Elasticsearch for scalable search.
Kibana for UI visualizations.
It enjoys a large ecosystem, extensive tutorials, and extensions for alerts, role‑based access control, and more.
4.2 Price
Free and open‑source; hosted ELK services and Elastic Cloud are available for a fee.
4.3 Advantages
Scalable search engine as log store.
Mature log shippers.
Rich web UI and visualizations via Kibana.
4.4 Disadvantages
Can become difficult to maintain at large scale.
Open‑source version lacks some features (role‑based access, alerts) that require commercial Elastic Stack or alternatives.
5. Grafana Loki
Loki is an ELK‑stack alternative that indexes only selected fields (labels), storing recent data in memory for fast queries and older data in key‑value stores (e.g., Cassandra) and object storage (e.g., S3).
5.1 Main Features
Unified UI for logs and metrics (via Grafana).
Labels compatible with Prometheus.
5.2 Price
Free and open‑source.
Paid Grafana Cloud offering Loki as SaaS, starting at $49 for 100 GB of logs (30‑day retention) and 3 000 metric series.
5.3 Advantages
Faster ingestion than ELK: fewer indexes, no merge process.
Low storage footprint; data written once to long‑term storage.
Can use cheaper storage backends like AWS S3.
5.4 Disadvantages
Slower query and analysis over long time ranges compared with ELK.
Fewer log‑shipper options (e.g., Promtail, Fluentd).
Less mature and harder to install than ELK.
6. Datadog
Datadog is a SaaS platform that started as an APM tool and later added log management, supporting HTTP(S) or syslog ingestion and offering a “Logging without Limits™” model.
6.1 Main Features
Server‑side processing pipelines for parsing and enriching logs.
Automatic detection of common log patterns.
Archiving to AWS/Azure/Google Cloud storage.
6.2 Price
Processing starts at $0.10 per GB per month (≈ $3 per day for 1 GB).
Archive retrieval also billed; storage starts at $1.59 per million events for 3‑day retention.
6.3 Advantages
Easy search with good autocomplete (faceted).

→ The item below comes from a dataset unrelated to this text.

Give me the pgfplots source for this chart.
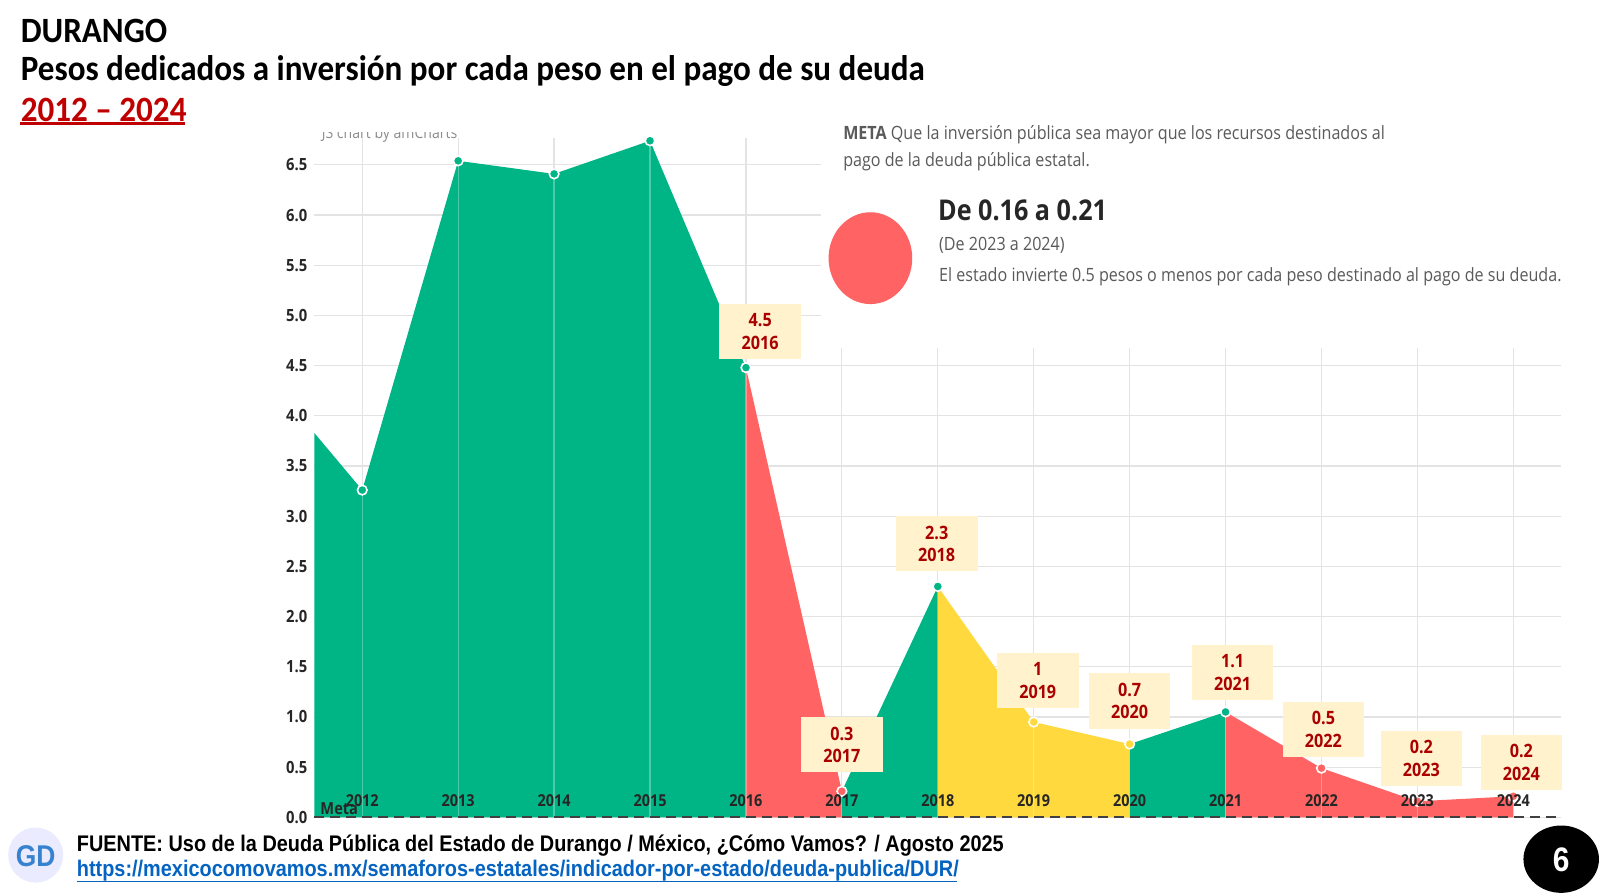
\documentclass[border=0pt]{standalone}
\usepackage{pgfplots}
\pgfplotsset{compat=1.18}
\usepackage{fontspec}
\setmainfont{Open Sans}
\newfontfamily\titlefont[FakeStretch=0.93]{Carlito}
\newfontfamily\chartfont[FakeStretch=0.88]{Open Sans}
\newfontfamily\footfont[FakeStretch=0.88]{Liberation Sans}
\definecolor{cgreen}{RGB}{0,181,133}
\definecolor{cred}{RGB}{255,99,99}
\definecolor{cyellow}{RGB}{255,217,61}
\definecolor{cream}{RGB}{255,242,204}
\definecolor{dred}{RGB}{170,0,0}
\definecolor{tred}{RGB}{192,0,0}
\definecolor{lgray}{RGB}{90,90,90}
\definecolor{linkblue}{RGB}{5,99,193}
\begin{document}
\begin{tikzpicture}
\useasboundingbox (0,0) rectangle (800pt,-447.5pt);
\begin{axis}[
  at={(157.14pt,-408.67pt)}, anchor=south west,
  scale only axis, width=623.5pt, height=339.8pt,
  xmin=2011.5, xmax=2024.5, ymin=0, ymax=6.77,
  clip=false,
  axis line style={draw=none},
  major tick length=0pt,
  xtick={2012,2013,...,2024},
  xticklabels={},
  ytick={0,0.5,1,1.5,2,2.5,3,3.5,4,4.5,5,5.5,6,6.5},
  grid=major,
  major grid style={draw=black!11, line width=0.6pt},
  /pgf/number format/assume math mode=true,
  yticklabel style={font=\chartfont\bfseries\fontsize{8.4}{9}\selectfont, text=black!85, /pgf/number format/fixed, /pgf/number format/fixed zerofill, /pgf/number format/precision=1},
]
% white panel that hides the grid behind the goal text
\fill[white] (axis cs:2016.78,4.68) rectangle (axis cs:2024.55,6.9);
% coloured areas
\addplot[fill=cgreen, draw=none] coordinates {(2011.5,3.83) (2012,3.26) (2013,6.54) (2014,6.41) (2015,6.74) (2016,4.48)} \closedcycle;
\addplot[fill=cred, draw=none] coordinates {(2016,4.48) (2017,0.26)} \closedcycle;
\addplot[fill=cgreen, draw=none] coordinates {(2017,0.26) (2018,2.30)} \closedcycle;
\addplot[fill=cyellow, draw=none] coordinates {(2018,2.30) (2019,0.95) (2020,0.73)} \closedcycle;
\addplot[fill=cgreen, draw=none] coordinates {(2020,0.73) (2021,1.05)} \closedcycle;
\addplot[fill=cred, draw=none] coordinates {(2021,1.05) (2022,0.49) (2023,0.16) (2024,0.21)} \closedcycle;
% faint grid lines over the areas
\addplot[ycomb, draw=white, opacity=0.3, line width=0.6pt, mark=none] coordinates {(2012,3.26) (2013,6.54) (2014,6.41) (2015,6.74) (2016,4.48) (2017,0.26) (2018,2.30) (2019,0.95) (2020,0.73) (2021,1.05) (2022,0.49) (2023,0.16) (2024,0.21)};
% goal line
\addplot[draw=black!75, line width=1pt, dash pattern=on 5pt off 3pt, mark=none] coordinates {(2011.5,0) (2024.5,0)};
% markers
\addplot[only marks, mark=*, mark size=2.4pt, mark options={fill=cgreen, draw=white, line width=0.8pt}] coordinates {(2012,3.26) (2013,6.54) (2014,6.41) (2015,6.74) (2016,4.48) (2018,2.30) (2021,1.05)};
\addplot[only marks, mark=*, mark size=2.4pt, mark options={fill=cred, draw=white, line width=0.8pt}] coordinates {(2017,0.26) (2022,0.49) (2023,0.16) (2024,0.21)};
\addplot[only marks, mark=*, mark size=2.4pt, mark options={fill=cyellow, draw=white, line width=0.8pt}] coordinates {(2019,0.95) (2020,0.73)};
% year labels, drawn above the areas
\addplot[draw=none, mark=none, point meta=explicit symbolic, nodes near coords, nodes near coords align={anchor=south},
  nodes near coords style={font=\chartfont\bfseries\fontsize{8.2}{9}\selectfont, text=black!85, inner sep=1pt, yshift=4pt}]
  coordinates {(2012,0) [2012] (2013,0) [2013] (2014,0) [2014] (2015,0) [2015] (2016,0) [2016] (2017,0) [2017] (2018,0) [2018] (2019,0) [2019] (2020,0) [2020] (2021,0) [2021] (2022,0) [2022] (2023,0) [2023] (2024,0) [2024]};
\node[anchor=south west, inner sep=0.5pt, font=\chartfont\bfseries\fontsize{8.3}{9}\selectfont, text=black!85] at (axis cs:2011.55,0.01) {Meta};
\end{axis}
\begin{scope}[x=0.5102pt,y=-0.5102pt]
% amCharts credit, cut at the top
\begin{scope}
\clip (300,130) rectangle (470,142);
\node[anchor=west, inner sep=0, text=black!45, font=\chartfont\fontsize{8}{9}\selectfont] at (315,132) {JS chart by amCharts};
\end{scope}
% titles
\node[anchor=west, inner sep=0, font=\titlefont\bfseries\fontsize{17.8}{18}\selectfont] at (20,30) {DURANGO};
\node[anchor=west, inner sep=0, font=\titlefont\bfseries\fontsize{17.8}{18}\selectfont] at (20,70) {Pesos dedicados a inversión por cada peso en el pago de su deuda};
\node[anchor=west, inner sep=0, text=tred, font=\titlefont\bfseries\fontsize{17.8}{18}\selectfont] at (20,108) {2012 – 2024};
\draw[tred, line width=1.2pt] (20,121) -- (181,121);
% goal panel
\node[anchor=west, inner sep=0, text=lgray, font=\chartfont\fontsize{9.15}{10}\selectfont] at (826,132) {\textbf{META} Que la inversión pública sea mayor que los recursos destinados al};
\node[anchor=west, inner sep=0, text=lgray, font=\chartfont\fontsize{9.15}{10}\selectfont] at (826,158) {pago de la deuda pública estatal.};
\fill[cred] (853,253) ellipse [x radius=41, y radius=45];
\node[anchor=west, inner sep=0, text=black!85, font=\chartfont\bfseries\fontsize{14.3}{16}\selectfont] at (919,206) {De 0.16 a 0.21};
\node[anchor=west, inner sep=0, text=lgray, font=\chartfont\fontsize{9.15}{10}\selectfont] at (920,240) {(De 2023 a 2024)};
\node[anchor=west, inner sep=0, text=lgray, font=\chartfont\fontsize{9.15}{10}\selectfont] at (920,271) {El estado invierte 0.5 pesos o menos por cada peso destinado al pago de su deuda.};
% callouts
\tikzset{call/.style={fill=cream, minimum width=40.8pt, minimum height=27.6pt, inner sep=0, align=center, text=dred, font=\chartfont\bfseries\fontsize{9.2}{11.3}\selectfont}}
\node[call] at (745,325) {4.5\\2016};
\node[call] at (825,730) {0.3\\2017};
\node[call] at (918,533) {2.3\\2018};
\node[call] at (1017,667) {1\\2019};
\node[call] at (1107,687) {0.7\\2020};
\node[call] at (1208,659) {1.1\\2021};
\node[call] at (1297,715) {0.5\\2022};
\node[call] at (1393,743) {0.2\\2023};
\node[call] at (1491,747) {0.2\\2024};
% footer
\fill[blue!8] (35,838) circle (27);
\node[text=linkblue!80, font=\footfont\bfseries\fontsize{15}{16}\selectfont, inner sep=0] at (35,839) {GD};
\node[anchor=west, inner sep=0, font=\footfont\bfseries\fontsize{11.3}{12}\selectfont] at (75,829) {FUENTE: Uso de la Deuda Pública del Estado de Durango / México, ¿Cómo Vamos? / Agosto 2025};
\node[anchor=west, inner sep=0, text=linkblue, font=\footfont\bfseries\fontsize{11.3}{12}\selectfont] at (75,853) {https://mexicocomovamos.mx/semaforos-estatales/indicador-por-estado/deuda-publica/DUR/};
\draw[linkblue, line width=0.7pt] (75,864) -- (938,864);
\fill[black] (1530,842) ellipse [x radius=37, y radius=33];
\node[text=white, font=\footfont\bfseries\fontsize{17}{18}\selectfont, inner sep=0] at (1530,843) {6};
\end{scope}
\end{tikzpicture}
\end{document}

Integration with Datadog metrics and tracing.
Cost‑effective for short‑term retention or when archival search is sufficient.
6.4 Disadvantages
Service availability can be an issue; some users report cost overruns due to flexible pricing.
7. Logstash
Logstash is a log collection and processing engine with many plugins for ingesting, transforming, and forwarding data, commonly used with Elasticsearch and Kibana.
7.1 Main Features
Rich set of built‑in input, filter, and output plugins.
Flexible configuration; supports inline scripts and external config files.
7.2 Price
Free and open‑source.
7.3 Advantages
Easy to start and scale to complex pipelines.
Versatile for many logging and non‑logging use cases.
Well‑documented with many guides.
7.4 Disadvantages
Higher resource usage compared with some other shippers.
Performance can be lower than alternatives.
8. Fluentd
Fluentd is a popular Logstash alternative favored by DevOps, especially for Kubernetes, offering a large plugin ecosystem and JSON‑structured data handling.
8.1 Main Features
Good integration with libraries and Kubernetes.
Extensive built‑in plugins; easy to develop new ones.
8.2 Price
Free and open‑source.
8.3 Advantages
Good performance and resource efficiency.
Robust plugin ecosystem.
User‑friendly configuration and documentation.
8.4 Disadvantages
No buffering before parsing, which can cause back‑pressure.
Limited support for data transformation compared with Logstash.
9. Splunk
Splunk is one of the earliest commercial log aggregation tools, available both on‑premises (Splunk Enterprise) and as a cloud service (Splunk Cloud).
9.1 Main Features
Powerful query language for search and analysis.
Field extraction at search time.
Automatic tiered storage moving hot data to fast storage and cold data to slower storage.
9.2 Price
Free tier: 500 MB per day.
Paid plans start around $150 per month for 1 GB.
9.3 Advantages
Mature and feature‑rich.
Good data compression when indexing is limited.
Logs and metrics under one roof.
9.4 Disadvantages
Expensive.
Slower queries over long time ranges.
Metric storage less efficient than dedicated monitoring tools.